What is surprising is that in predicting how people around us will think about any given political, legal, or social question, their cultural values will often swamp other characteristics—such as race, gender, or class—that we tend to focus on more. This means that if you are an attorney for either side in a rape case, a sexual harassment case, or perhaps even in a sex discrimination case, and it is time to pick a jury, you should care more about the jurors’ cultural assumptions than their race or gender.
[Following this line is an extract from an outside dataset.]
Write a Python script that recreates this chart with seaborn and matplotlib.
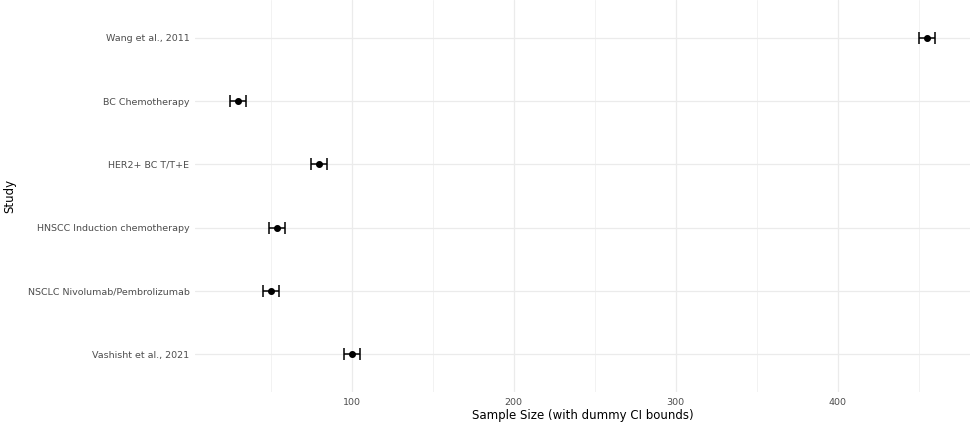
import numpy as np
import pandas as pd
import seaborn as sns
import matplotlib
matplotlib.use("Agg")
import matplotlib.pyplot as plt
from matplotlib.ticker import MultipleLocator

## Data
studies = ["Wang et al., 2011", "BC Chemotherapy", "HER2+ BC T/T+E",
           "HNSCC Induction chemotherapy", "NSCLC Nivolumab/Pembrolizumab",
           "Vashisht et al., 2021"]
sample_size = [455, 30, 80, 54, 50, 100]
ci_lower = [450, 25, 75, 49, 45, 95]
ci_upper = [460, 35, 85, 59, 55, 105]

df = pd.DataFrame({"study": studies, "n": sample_size,
                   "lo": ci_lower, "hi": ci_upper})

sns.set_theme(style="white")
plt.rcParams["font.family"] = ["DejaVu Sans"]

fig = plt.figure(figsize=(9.75, 4.28), dpi=100)
ax = fig.add_axes([0.2, 0.084, 0.795, 0.916])

### Points
sns.pointplot(data=df, x="n", y="study", order=studies, orient="h",
              linestyle="none", color="black", markersize=3,
              errorbar=None, ax=ax, zorder=3)

### CI bars
pos = np.arange(len(studies))
ax.errorbar(df["n"], pos, xerr=[df["n"] - df["lo"], df["hi"] - df["n"]],
            fmt="none", ecolor="black", elinewidth=1.1, capsize=4,
            capthick=1.1, zorder=2)

### Axes styling (ggplot minimal look)
span = max(ci_upper) - min(ci_lower)
ax.set_xlim(min(ci_lower) - 0.05 * span, max(ci_upper) + 0.05 * span)
ax.set_ylim(len(studies) - 0.4, -0.6)
ax.xaxis.set_major_locator(MultipleLocator(100))
ax.xaxis.set_minor_locator(MultipleLocator(50))
ax.grid(True, which="major", axis="both", color="#EBEBEB", lw=0.9, zorder=0)
ax.grid(True, which="minor", axis="x", color="#F2F2F2", lw=0.7, zorder=0)
ax.set_axisbelow(True)
for s in ax.spines.values():
    s.set_visible(False)
ax.tick_params(axis="both", which="both", length=0, labelsize=6.8,
               labelcolor="#4D4D4D", pad=4)
ax.set_xlabel("Sample Size (with dummy CI bounds)", fontsize=8.5,
              color="black", labelpad=2)
ax.set_ylabel("Study", fontsize=8.5, color="black", labelpad=8)

fig.savefig("out.png", dpi=100)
Kahan’s research also suggests that an individual’s views about a wide range of political and legal questions will be remarkably stable over time. Change will come when core values shift and evolve, but that kind of change generally occurs slowly, if at all. What’s worse, if Kahan is right, then the widespread assumption that people can be persuaded on the basis of facts—an assumption that underlies our belief in the importance of juries, legislative debate, scientific research, and books like the one in your hand—may be too optimistic. There may be little hope of changing people’s minds unless we change strongly held cultural values and assumptions. This is probably not done through factual argument.
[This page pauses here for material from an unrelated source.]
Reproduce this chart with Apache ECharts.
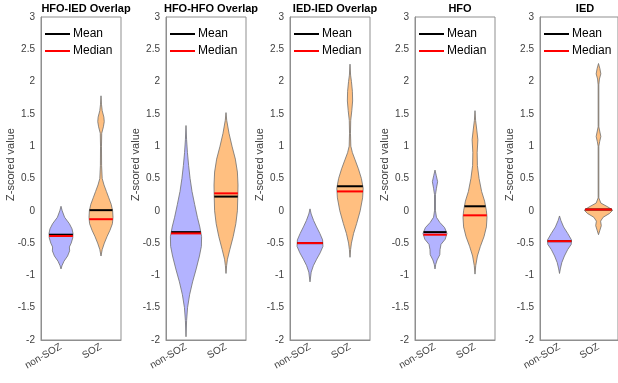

I do not want to imply that culture is unchangeable. It certainly changes eventually—just ask my mother, or Barack Obama. And sometimes the courageous acts of individuals, such as Lubna Hussein in Khartoum or Rosa Parks in Montgomery, Alabama, can challenge the cultural norms around them. When culture does change, it evolves through the individual acts of scores, then hundreds, then thousands, then millions of people. Sometimes this evolution occurs steadily, if incrementally; sometimes the forces for change build up with little apparent effect, only to have the pressure hit a “tipping point” where the new norms cascade through society.19

But meanwhile, from the standpoint of most individuals, cultural influences are pervasive and overwhelming. Just ask the thirteen women flogged for wearing pants.

5.

Perhaps the most important lesson about the power of cultural norms and assumptions is personal. If culture really does influence us in ways we do not recognize, it is probably essential that we be skeptical of our own perceptions and opinions. We should ask of ourselves a bit of humility, especially when we think we are sure about something that draws on cultural predispositions (that is, concerning most things that people actually argue over). We should be willing to “check our work” by articulating our assumptions and values. And we should be understanding toward those who vehemently disagree with us.
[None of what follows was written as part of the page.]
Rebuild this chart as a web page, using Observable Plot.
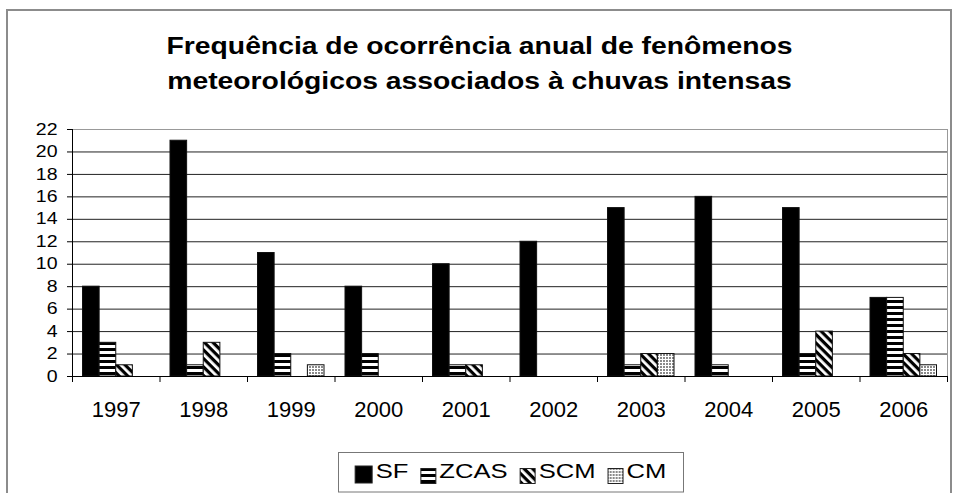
<!DOCTYPE html>
<html><head><meta charset="utf-8">
<script src="https://cdn.jsdelivr.net/npm/d3@7"></script>
<script src="https://cdn.jsdelivr.net/npm/@observablehq/plot@0.6"></script>
<style>
html,body{margin:0;padding:0;background:#fff;overflow:hidden}
#wrap{position:relative;width:954px;height:493px;overflow:hidden;font-family:"Liberation Sans",Arial,sans-serif}
#outer{position:absolute;left:6px;top:9px;width:946px;height:520px;border:2px solid #8c8c8c;box-sizing:border-box}
#chart{position:absolute;left:0;top:0}
#overlay{position:absolute;left:0;top:0}
</style></head><body>
<div id="wrap"><div id="outer"></div><div id="chart"></div><svg id="overlay" width="954" height="493"></svg></div>
<script>
// ---- data ----
const years = [1997, 1998, 1999, 2000, 2001, 2002, 2003, 2004, 2005, 2006];
const seriesNames = ["SF", "ZCAS", "SCM", "CM"];
const sfValues   = [8, 21, 11, 8, 10, 12, 15, 16, 15, 7];
const zcasValues = [3, 1, 2, 2, 1, 0, 1, 1, 2, 7];
const scmValues  = [1, 3, 0, 0, 1, 0, 2, 0, 4, 2];
const cmValues   = [0, 0, 1, 0, 0, 0, 2, 0, 0, 1];
const yTickValues = [0, 2, 4, 6, 8, 10, 12, 14, 16, 18, 20, 22];
const titleLines = ["Frequência de ocorrência anual de fenômenos", "meteorológicos associados à chuvas intensas"];

const valuesBySeries = {SF: sfValues, ZCAS: zcasValues, SCM: scmValues, CM: cmValues};
const fills = {SF: "#000000", ZCAS: "url(#pat-zcas)", SCM: "url(#pat-scm)", CM: "url(#pat-cm)"};
const rows = years.flatMap((year, yi) => seriesNames.map((series, si) => ({year, series, si, value: valuesBySeries[series][yi]})));
const boundaries = years.map(y => y - 0.5).concat([years[years.length - 1] + 0.5]);

const groupPad = 0.12, barW = 0.19;
const bx1 = d => d.year - 0.5 + groupPad + d.si * barW;
const bx2 = d => bx1(d) + barW;

const FONT = '"Liberation Sans", Arial, sans-serif';

const plot = Plot.plot({
  width: 954, height: 493,
  marginLeft: 72, marginRight: 7, marginTop: 129, marginBottom: 117,
  style: {fontFamily: FONT, fontSize: "16px", color: "#000", background: "transparent", overflow: "visible"},
  x: {type: "linear", domain: [boundaries[0], boundaries[boundaries.length - 1]]},
  y: {domain: [0, 22]},
  marks: [
    Plot.gridY(yTickValues, {stroke: "#222", strokeOpacity: 1}),
    Plot.frame({stroke: "#999"}),
    ...seriesNames.map(s => Plot.rectY(rows.filter(d => d.series === s && d.value > 0), {
      x1: bx1, x2: bx2, y: "value", fill: fills[s], stroke: "#111", strokeWidth: 1
    })),
    Plot.ruleY([0], {stroke: "#000"}),
    Plot.ruleX([boundaries[0]], {stroke: "#000"}),
    Plot.axisY({ticks: yTickValues, tickSize: 5, tickPadding: 10, label: null, fontSize: 16, stroke: "#000"}),
    Plot.axisX({ticks: boundaries, tickSize: 6, tickFormat: () => "", label: null, stroke: "#000"}),
    Plot.axisX({ticks: years, tickSize: 0, tickPadding: 25, tickFormat: d => String(d), label: null, fontSize: 22})
  ]
});
document.getElementById("chart").appendChild(plot);

// patterns
const defs = d3.select(plot).insert("defs", ":first-child");
const pz = defs.append("pattern").attr("id", "pat-zcas").attr("patternUnits", "userSpaceOnUse").attr("width", 6).attr("height", 6);
pz.append("rect").attr("width", 6).attr("height", 6).attr("fill", "#fff");
pz.append("rect").attr("width", 6).attr("height", 3).attr("fill", "#000");
const ps = defs.append("pattern").attr("id", "pat-scm").attr("patternUnits", "userSpaceOnUse").attr("width", 6).attr("height", 6).attr("patternTransform", "rotate(45)");
ps.append("rect").attr("width", 6).attr("height", 6).attr("fill", "#fff");
ps.append("rect").attr("width", 6).attr("height", 3.2).attr("fill", "#000");
const pc = defs.append("pattern").attr("id", "pat-cm").attr("patternUnits", "userSpaceOnUse").attr("width", 3).attr("height", 3);
pc.append("rect").attr("width", 3).attr("height", 3).attr("fill", "#fff");
pc.append("rect").attr("width", 2).attr("height", 2).attr("fill", "#8a8a8a");

// stretch y tick labels horizontally
d3.select(plot).selectAll('g[aria-label="y-axis tick label"] text').each(function() {
  const t = this.getAttribute("transform") || "";
  this.setAttribute("transform", t + " scale(1.22,1)");
});

// overlay: title + legend
const ov = d3.select("#overlay");
titleLines.forEach((line, i) => {
  ov.append("text")
    .attr("transform", `translate(479.5,${54 + i * 35}) scale(1.18,1)`)
    .attr("text-anchor", "middle")
    .style("font-family", FONT).style("font-weight", "bold").style("font-size", "24px")
    .attr("fill", "#000").text(line);
});

const lg = ov.append("g");
lg.append("rect").attr("x", 338.5).attr("y", 452.5).attr("width", 345).attr("height", 39.5)
  .attr("fill", "#fff").attr("stroke", "#777");
const items = lg.append("g");
let cx = 0;
const legScale = 1.28;
seriesNames.forEach((s, i) => {
  const sw = s === "SF" ? 17 : 15;
  items.append("rect").attr("x", cx + 0.5).attr("y", s === "SF" ? 466 : 468.5).attr("width", sw).attr("height", sw)
    .attr("fill", fills[s]).attr("stroke", "#222").attr("stroke-width", 1);
  cx += sw + 4;
  const t = items.append("text").attr("transform", `translate(${cx},478) scale(${legScale},1)`)
    .style("font-family", FONT).style("font-size", "20px").attr("fill", "#000").text(s);
  cx += t.node().getComputedTextLength() * legScale + 12;
});
cx -= 12;
items.attr("transform", `translate(${510.5 - cx / 2},0)`);
</script>
</body></html>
I know this kind of humility is damned difficult. It is not natural, especially for professor types who have sufficiently inflated egos that they would write a book trying to persuade other people what to think. I am lucky to have a spouse who challenges many of my assumptions about gender roles. I am fortunate to have been able to travel in cultural settings other than my own. And I am lucky that my boyhood home town of Princeton, Kentucky, is sufficiently different from my current home town of Cambridge, Massachusetts, that I am sometimes culturally uncomfortable in both places, and that this discomfort forces me to recognize some of my own cultural assumptions.

But I am not setting myself up as anything more than a person with the same problem of cultural bias that you probably have. Like most people who will read this book, I have friends who share most of my values and essentially live in the same cultural group. I do not go out of my way to talk to people who disagree vehemently with me. Who needs the hassle?